- _What you have to do_
Starting at the first line of the data, please print exactly those lines through the one that holds "Chart.register(...registerables);", omitting every picture.

------------------------------------------------

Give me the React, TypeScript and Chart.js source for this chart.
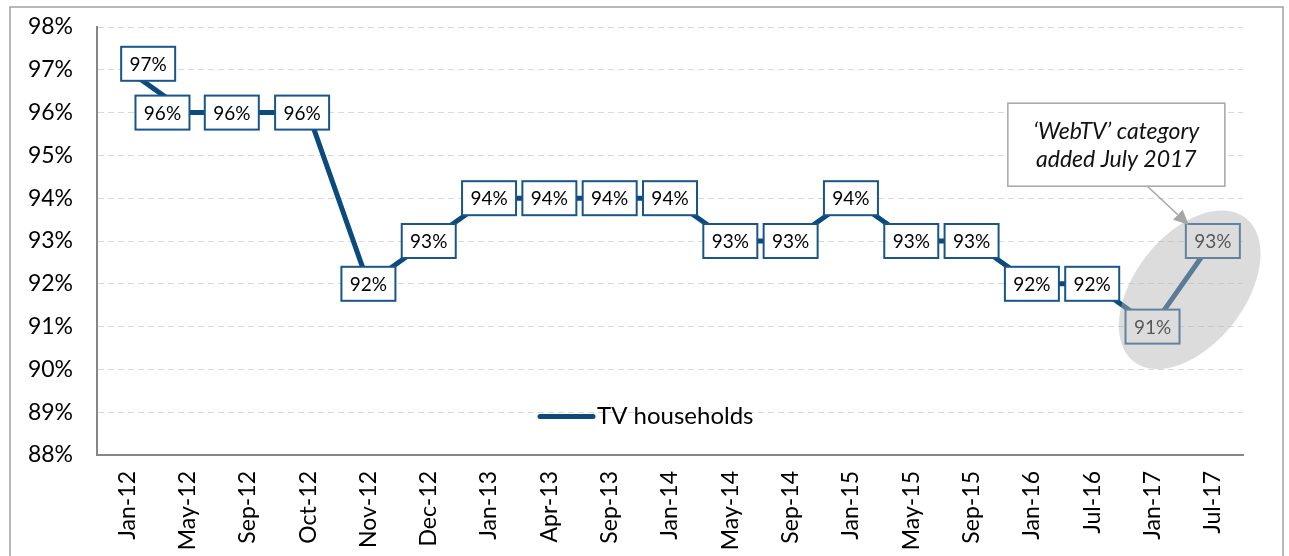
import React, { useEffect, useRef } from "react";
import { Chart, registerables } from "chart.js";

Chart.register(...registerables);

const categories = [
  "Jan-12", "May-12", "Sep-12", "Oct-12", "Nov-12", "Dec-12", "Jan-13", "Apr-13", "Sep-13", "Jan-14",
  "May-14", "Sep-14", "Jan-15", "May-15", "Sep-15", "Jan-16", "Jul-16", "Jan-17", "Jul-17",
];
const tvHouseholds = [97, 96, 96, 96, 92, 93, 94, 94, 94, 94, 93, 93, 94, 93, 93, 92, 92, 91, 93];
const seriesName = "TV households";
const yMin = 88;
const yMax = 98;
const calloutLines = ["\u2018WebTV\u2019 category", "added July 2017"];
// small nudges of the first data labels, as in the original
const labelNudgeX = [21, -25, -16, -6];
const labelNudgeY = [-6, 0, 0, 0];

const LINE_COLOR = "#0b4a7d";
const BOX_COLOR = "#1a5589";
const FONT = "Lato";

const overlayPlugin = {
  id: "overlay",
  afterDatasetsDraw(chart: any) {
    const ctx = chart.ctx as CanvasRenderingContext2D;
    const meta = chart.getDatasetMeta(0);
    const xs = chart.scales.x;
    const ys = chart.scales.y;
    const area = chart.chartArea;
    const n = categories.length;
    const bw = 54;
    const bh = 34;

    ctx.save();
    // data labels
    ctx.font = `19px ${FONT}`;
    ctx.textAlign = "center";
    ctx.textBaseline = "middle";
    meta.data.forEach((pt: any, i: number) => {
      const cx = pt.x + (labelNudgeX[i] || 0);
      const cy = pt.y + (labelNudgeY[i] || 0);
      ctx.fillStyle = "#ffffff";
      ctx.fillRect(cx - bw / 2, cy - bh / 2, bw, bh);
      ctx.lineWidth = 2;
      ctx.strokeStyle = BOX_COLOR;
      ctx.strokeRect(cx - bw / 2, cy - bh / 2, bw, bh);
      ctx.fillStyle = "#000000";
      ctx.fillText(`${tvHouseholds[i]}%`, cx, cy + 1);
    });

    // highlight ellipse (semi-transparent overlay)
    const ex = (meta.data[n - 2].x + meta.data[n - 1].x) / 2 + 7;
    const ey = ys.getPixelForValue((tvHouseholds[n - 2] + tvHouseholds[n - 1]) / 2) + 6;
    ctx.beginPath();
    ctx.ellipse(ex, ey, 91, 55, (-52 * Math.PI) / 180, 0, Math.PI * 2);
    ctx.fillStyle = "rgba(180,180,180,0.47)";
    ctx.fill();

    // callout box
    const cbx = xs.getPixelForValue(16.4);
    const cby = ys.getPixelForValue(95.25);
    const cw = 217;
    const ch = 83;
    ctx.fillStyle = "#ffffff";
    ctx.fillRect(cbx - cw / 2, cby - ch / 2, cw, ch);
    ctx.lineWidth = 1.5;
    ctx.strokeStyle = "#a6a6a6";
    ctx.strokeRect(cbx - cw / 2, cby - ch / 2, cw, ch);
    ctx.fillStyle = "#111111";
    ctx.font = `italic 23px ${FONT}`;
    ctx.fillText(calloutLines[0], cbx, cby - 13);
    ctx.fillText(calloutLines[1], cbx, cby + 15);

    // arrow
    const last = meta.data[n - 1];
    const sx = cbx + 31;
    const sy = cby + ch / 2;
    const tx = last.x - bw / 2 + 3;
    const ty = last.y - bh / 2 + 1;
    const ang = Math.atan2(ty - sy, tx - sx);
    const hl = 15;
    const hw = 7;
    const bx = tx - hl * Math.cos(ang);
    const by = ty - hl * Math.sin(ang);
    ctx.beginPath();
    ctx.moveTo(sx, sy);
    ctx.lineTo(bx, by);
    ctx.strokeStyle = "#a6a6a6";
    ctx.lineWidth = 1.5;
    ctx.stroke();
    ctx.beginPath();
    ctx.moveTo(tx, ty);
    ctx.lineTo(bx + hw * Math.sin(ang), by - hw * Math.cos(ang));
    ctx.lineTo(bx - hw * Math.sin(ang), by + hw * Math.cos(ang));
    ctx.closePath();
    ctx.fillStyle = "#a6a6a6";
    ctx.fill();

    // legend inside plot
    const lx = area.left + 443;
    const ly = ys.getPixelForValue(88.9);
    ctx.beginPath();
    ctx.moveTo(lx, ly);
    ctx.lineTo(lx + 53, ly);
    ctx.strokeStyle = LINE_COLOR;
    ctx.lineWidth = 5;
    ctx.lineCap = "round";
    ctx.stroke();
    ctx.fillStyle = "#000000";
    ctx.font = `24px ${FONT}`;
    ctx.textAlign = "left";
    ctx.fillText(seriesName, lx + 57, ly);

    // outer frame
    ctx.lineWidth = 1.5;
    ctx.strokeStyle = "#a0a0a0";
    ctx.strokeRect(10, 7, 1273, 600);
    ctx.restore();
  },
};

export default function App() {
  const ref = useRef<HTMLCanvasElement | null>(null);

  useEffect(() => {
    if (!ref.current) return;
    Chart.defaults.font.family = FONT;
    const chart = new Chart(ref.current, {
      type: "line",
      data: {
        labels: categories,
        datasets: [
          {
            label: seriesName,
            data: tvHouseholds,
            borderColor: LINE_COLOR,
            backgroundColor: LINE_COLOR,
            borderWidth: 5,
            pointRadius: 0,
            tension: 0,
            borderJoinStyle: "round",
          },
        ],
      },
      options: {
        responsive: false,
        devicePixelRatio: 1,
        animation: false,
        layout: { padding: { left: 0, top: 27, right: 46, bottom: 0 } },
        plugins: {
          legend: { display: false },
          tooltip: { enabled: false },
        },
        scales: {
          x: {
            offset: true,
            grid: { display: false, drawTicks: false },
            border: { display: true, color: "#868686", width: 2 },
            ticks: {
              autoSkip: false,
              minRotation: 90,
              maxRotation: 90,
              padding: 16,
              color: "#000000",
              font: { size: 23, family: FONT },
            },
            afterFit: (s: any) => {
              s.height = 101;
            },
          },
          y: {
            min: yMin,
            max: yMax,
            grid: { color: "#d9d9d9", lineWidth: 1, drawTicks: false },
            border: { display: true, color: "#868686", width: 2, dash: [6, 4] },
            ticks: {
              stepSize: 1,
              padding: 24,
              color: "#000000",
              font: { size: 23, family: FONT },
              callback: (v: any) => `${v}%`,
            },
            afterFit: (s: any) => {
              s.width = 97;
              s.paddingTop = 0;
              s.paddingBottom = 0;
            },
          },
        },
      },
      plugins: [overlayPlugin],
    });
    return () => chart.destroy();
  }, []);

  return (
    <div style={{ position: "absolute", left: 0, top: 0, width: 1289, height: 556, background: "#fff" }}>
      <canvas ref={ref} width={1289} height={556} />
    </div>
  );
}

------------------------------------------------

- _Response to this task_
Give me the React, TypeScript and Chart.js source for this chart.
import React, { useEffect, useRef } from "react";
import { Chart, registerables } from "chart.js";

Chart.register(...registerables);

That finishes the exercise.